Thursday, July 05, 2012

arguing well

I wrote this a long time ago, found it this afternoon and dusted it off.  Hope you find something helpful in it.


I've been thinking about disagreements and arguments, since I have been part of a few in my lifetime and have begun to see patterns to many disagreements, in particular those centered around Biblical passages or doctrines.

Disagreeing and arguing is not inherently wrong or sinful. Many Christians(and strangely sometimes even non-Christians) often respond with a host of Bible verses harnessed together to show how the Bible condemns arguing(or judging), especially among Christians. I believe that in most instances, they wrongly apply these type of verses to suit their specific agenda at that time. Also due to the feminization of the church, I also believe that many Christians feel that only words dripping with flattery and false humility can be used to articulate disagreement.
In other words, acceptable language is that which makes your opponent feel good about his position. Not so. The Bible records several instances where one believer stood up to another believer using very direct, perhaps even harsh words to make their point. Think David confronted by Nathan in 2 Samuel. Think Peter confronted by Paul as recorded in Galatians 2. And in dealing with the unbelieving Pharisees, Jesus without sin, never minced words. Of course, as sinful people, it is possible to argue in a sinful way, but too often they are assumed to be one and the same and yet they are not.

In order to disagree succinctly and with the shortest possible way to resolution, the point of disagreement must be apparent to both parties. This will involve pointing out the other person's error or misunderstanding. It's not wrong or unloving or unkind or ungracious to highlight the areas of disagreement so that the issue can be seen clearly.
I doubt, there can be anything less conducive to resolving a disagreement than having to deal with someone's hurt feelings, thus derailing the discussion from its original point of contention.
Of course, I do think different types of people should be treated differently in a disagreement. For example, I want to obey the fifth commandment and honor my parents even while I may disagree or argue about an issue with them. That means treating them without contempt and giving honor to their God-given role in my life. They may be wrong, but I need to honor them as I disagree with them. What that looks like may vary from person to person and culture to culture, but it should be clear if each of the parties are being honest and genuine in the discussion.
Disagreeing with children or young people needs be balanced with the understanding that they are not fully mature yet and the understanding necessary for logical thinking may not be in place yet. So you may have to shelve the disagreement until they reach a more mature place in their lives.
 If your opponent shows a genuine desire to understand your different view, then they should be treated with genuine kindness even as you point out how their beliefs differs from yours.
Unfortunately, this is not always the case, as someone may just want to duke it out with you and then the discussion may get more heated.

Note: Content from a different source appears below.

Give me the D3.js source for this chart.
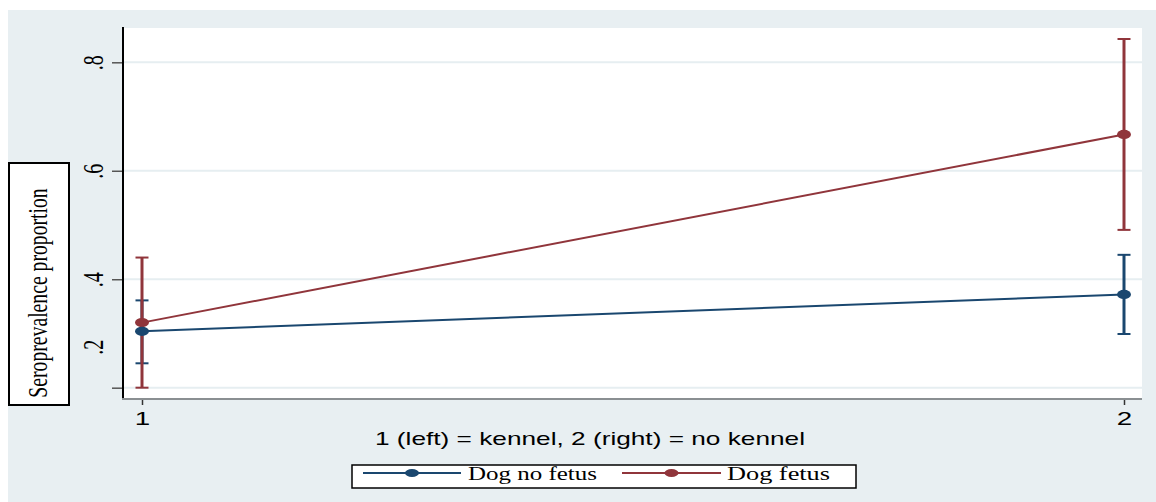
<!DOCTYPE html>
<html>
<head>
<meta charset="utf-8">
<script src="https://cdn.jsdelivr.net/npm/d3@7"></script>
<style>
  html, body { margin: 0; padding: 0; background: #ffffff; }
  svg { display: block; }
</style>
</head>
<body>
<svg id="chart" width="1156" height="502"></svg>
<script>
// Group codes on the x axis (1 = kennel, 2 = no kennel)
const groups = [1, 2];
const groupLabels = ["1", "2"];

// Seroprevalence estimates with 95% confidence limits
const noFetus   = [0.304, 0.372];
const noFetusLo = [0.245, 0.299];
const noFetusHi = [0.361, 0.445];

const fetus   = [0.320, 0.667];
const fetusLo = [0.200, 0.491];
const fetusHi = [0.440, 0.843];

// Y axis ticks
const yTicks = [0.2, 0.4, 0.6, 0.8];
const yTickLabels = [".2", ".4", ".6", ".8"];

const seriesNames = ["Dog no fetus", "Dog fetus"];
const seriesColors = ["#1a476f", "#90353b"];

const xTitle = "1 (left) = kennel, 2 (right) = no kennel";
const yTitle = "Seroprevalence proportion";

const svg = d3.select("#chart");
const W = 1156, H = 502;

// Layout
const plot = { left: 123, right: 1142, top: 28, bottom: 399 };
const sans = "'Liberation Sans', Arial, sans-serif";
const serif = "'Liberation Serif', 'Times New Roman', serif";
const stretch = 1.5;   // horizontal widening of glyphs

const x = d3.scaleLinear().domain([1, 2]).range([142, 1124]);
const y = d3.scaleLinear().domain([0.2, 0.8]).range([387.7, 62.3]);

// Graph region
svg.append("rect").attr("x", 8).attr("y", 10).attr("width", W - 8).attr("height", H - 10)
  .attr("fill", "#e8eff2");

// Plot region
svg.append("rect")
  .attr("x", plot.left).attr("y", plot.top)
  .attr("width", plot.right - plot.left).attr("height", plot.bottom - plot.top)
  .attr("fill", "#ffffff");

// Gridlines
svg.append("g").selectAll("line").data(yTicks).join("line")
  .attr("x1", plot.left).attr("x2", plot.right)
  .attr("y1", d => y(d)).attr("y2", d => y(d))
  .attr("stroke", "#e6eef1").attr("stroke-width", 2);

// Y axis
const yAxis = svg.append("g").attr("transform", `translate(${plot.left},0)`)
  .call(d3.axisLeft(y).tickValues(yTicks)
    .tickFormat((d, i) => yTickLabels[i]).tickSize(11).tickPadding(0));
yAxis.select(".domain").remove();
yAxis.selectAll(".tick line").attr("stroke", "#555").attr("stroke-width", 1.5);
yAxis.selectAll(".tick text").remove();
// rotated tick labels; the lowest one sits above its tick
yAxis.selectAll(".tick").append("text")
  .attr("transform", (d, i) => {
    const off = i === 0 ? -41 : 0;
    return `translate(-20,${off}) scale(${stretch},1) rotate(-90)`;
  })
  .attr("text-anchor", "middle")
  .attr("fill", "#000")
  .style("font-family", serif)
  .style("font-size", "20px")
  .text((d, i) => yTickLabels[i]);

svg.append("line")
  .attr("x1", plot.left).attr("x2", plot.left)
  .attr("y1", plot.top - 1).attr("y2", plot.bottom + 1)
  .attr("stroke", "#000").attr("stroke-width", 2);

// X axis
const xAxis = svg.append("g").attr("transform", `translate(0,${plot.bottom})`)
  .call(d3.axisBottom(x).tickValues(groups)
    .tickFormat((d, i) => groupLabels[i]).tickSize(6).tickPadding(0));
xAxis.select(".domain").remove();
xAxis.selectAll(".tick line").attr("stroke", "#333").attr("stroke-width", 1.5);
xAxis.selectAll(".tick text").remove();
xAxis.selectAll(".tick").append("text")
  .attr("transform", `translate(0,26) scale(${stretch},1)`)
  .attr("text-anchor", "middle")
  .attr("fill", "#000")
  .style("font-family", sans)
  .style("font-size", "18.5px")
  .text((d, i) => groupLabels[i]);

svg.append("line")
  .attr("x1", plot.left - 1).attr("x2", plot.right)
  .attr("y1", plot.bottom).attr("y2", plot.bottom)
  .attr("stroke", "#8a8f92").attr("stroke-width", 2);

// Y title box
svg.append("rect").attr("x", 9).attr("y", 163).attr("width", 60).attr("height", 242)
  .attr("fill", "#fff").attr("stroke", "#000").attr("stroke-width", 2);
svg.append("text")
  .attr("transform", `translate(47,293) scale(1.36,1) rotate(-90)`)
  .attr("text-anchor", "middle")
  .style("font-family", serif).style("font-size", "19.7px")
  .attr("fill", "#000")
  .text(yTitle);

// X title
svg.append("text")
  .attr("x", 375).attr("y", 445)
  .attr("textLength", 430).attr("lengthAdjust", "spacingAndGlyphs")
  .style("font-family", sans).style("font-size", "17.8px")
  .attr("fill", "#000")
  .text(xTitle);

// Series
const series = [
  { name: seriesNames[0], color: seriesColors[0], est: noFetus, lo: noFetusLo, hi: noFetusHi },
  { name: seriesNames[1], color: seriesColors[1], est: fetus, lo: fetusLo, hi: fetusHi }
];

const capHalf = 6.5;

// Confidence intervals
series.forEach(s => {
  const g = svg.append("g");
  groups.forEach((gx, i) => {
    g.append("line")
      .attr("x1", x(gx)).attr("x2", x(gx))
      .attr("y1", y(s.lo[i])).attr("y2", y(s.hi[i]))
      .attr("stroke", s.color).attr("stroke-width", 3);
    [s.lo[i], s.hi[i]].forEach(v => {
      g.append("line")
        .attr("x1", x(gx) - capHalf).attr("x2", x(gx) + capHalf)
        .attr("y1", y(v)).attr("y2", y(v))
        .attr("stroke", s.color).attr("stroke-width", 2);
    });
  });
});

// Connecting lines
const line = d3.line().x((d, i) => x(groups[i])).y(d => y(d));
series.forEach(s => {
  svg.append("path").datum(s.est)
    .attr("d", line)
    .attr("fill", "none").attr("stroke", s.color).attr("stroke-width", 2);
});

// Markers (drawn fetus first so the no-fetus marker sits on top)
[series[1], series[0]].forEach(s => {
  svg.append("g").selectAll("ellipse").data(s.est).join("ellipse")
    .attr("cx", (d, i) => x(groups[i])).attr("cy", d => y(d))
    .attr("rx", 7).attr("ry", 4.6)
    .attr("fill", s.color);
});

// Legend
const legend = svg.append("g");
legend.append("rect").attr("x", 352).attr("y", 465).attr("width", 504).attr("height", 23)
  .attr("fill", "#fff").attr("stroke", "#000").attr("stroke-width", 1.5);
const legendItems = [
  { x0: 363, x1: 461, tx: 468, tw: 129 },
  { x0: 622, x1: 721, tx: 727, tw: 103 }
];
series.forEach((s, i) => {
  const it = legendItems[i];
  legend.append("line")
    .attr("x1", it.x0).attr("x2", it.x1).attr("y1", 473).attr("y2", 473)
    .attr("stroke", s.color).attr("stroke-width", 2);
  legend.append("ellipse")
    .attr("cx", (it.x0 + it.x1) / 2).attr("cy", 473)
    .attr("rx", 7).attr("ry", 4)
    .attr("fill", s.color);
  legend.append("text")
    .attr("x", it.tx).attr("y", 479.5)
    .attr("textLength", it.tw).attr("lengthAdjust", "spacingAndGlyphs")
    .style("font-family", serif).style("font-size", "19px")
    .attr("fill", "#000")
    .text(s.name);
});
</script>
</body>
</html>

To help resolve an area of disagreement, both parties need to be able to articulate what the other person's position is. I think the highest compliment you can give to someone you are disagreeing with is a true representation of their position. This can be tricky because often our positions are not logically thought out to completion and when someone points out that your position actually leads to this, this and this, we may react as being falsely accused of holding to something. This is why thinking through your opponent's position well enough, to be able to accurately present it, is really a gift to them. It says that you respect them enough to get it right and who doesn't want that kind of respect from their opponents?

If you are reading this or any of my other posts and are opposed to anything I write, may I ask that you treat me as a worthy opponent and do your very best to articulate for yourself the view that I am offering without misrepresentation. In other words, in your own mind, be conscientious to fully understand what I am articulating, so that if stated by you to me, I could say, "Yes, you understand my position, even though you disagree with it".
I learned a few years back when I adopted the Reformed/Calvinistic view of the Bible that many non-Calvinists want to wrongly tell you what you believe and then tell you how it's wrong.  Not very helpful to overcoming the disagreement, to say the least.

Something my husband and I have discussed over the years is how every one wants their opinion to be validated and respected even if they have done little reading or research into an issue.  It is frustrating to be told how wrong or unbiblical your position is by someone who has made little-to-no-attempt to acquaint themselves with the nuances of the discussion.  Being humble(and wise) enough to know when someone is bringing up ideas that you have given little thought or consideration to, can bring a perhaps, difficult discussion to its end by agreeing to read and study further in order to be prepared to make progress in the discussion the next time it happens.

I'll close by adding one aspect I did not anticipate when entering into a disagreement with someone whether it be in person, on the phone or online is how much my understanding of the issue would deepen as I studied certain passages or topics with the intent to offer the correct viewpoint.    Digging further into commentaries and articles, comparing passages and versions is often the results of having a discussion or disagreement with someone.
I have never been sorry for the time I spent studying and thinking about an issue which arose from a disagreement or misunderstanding.  It has all been used to further my thinking and that should never be despised or avoided.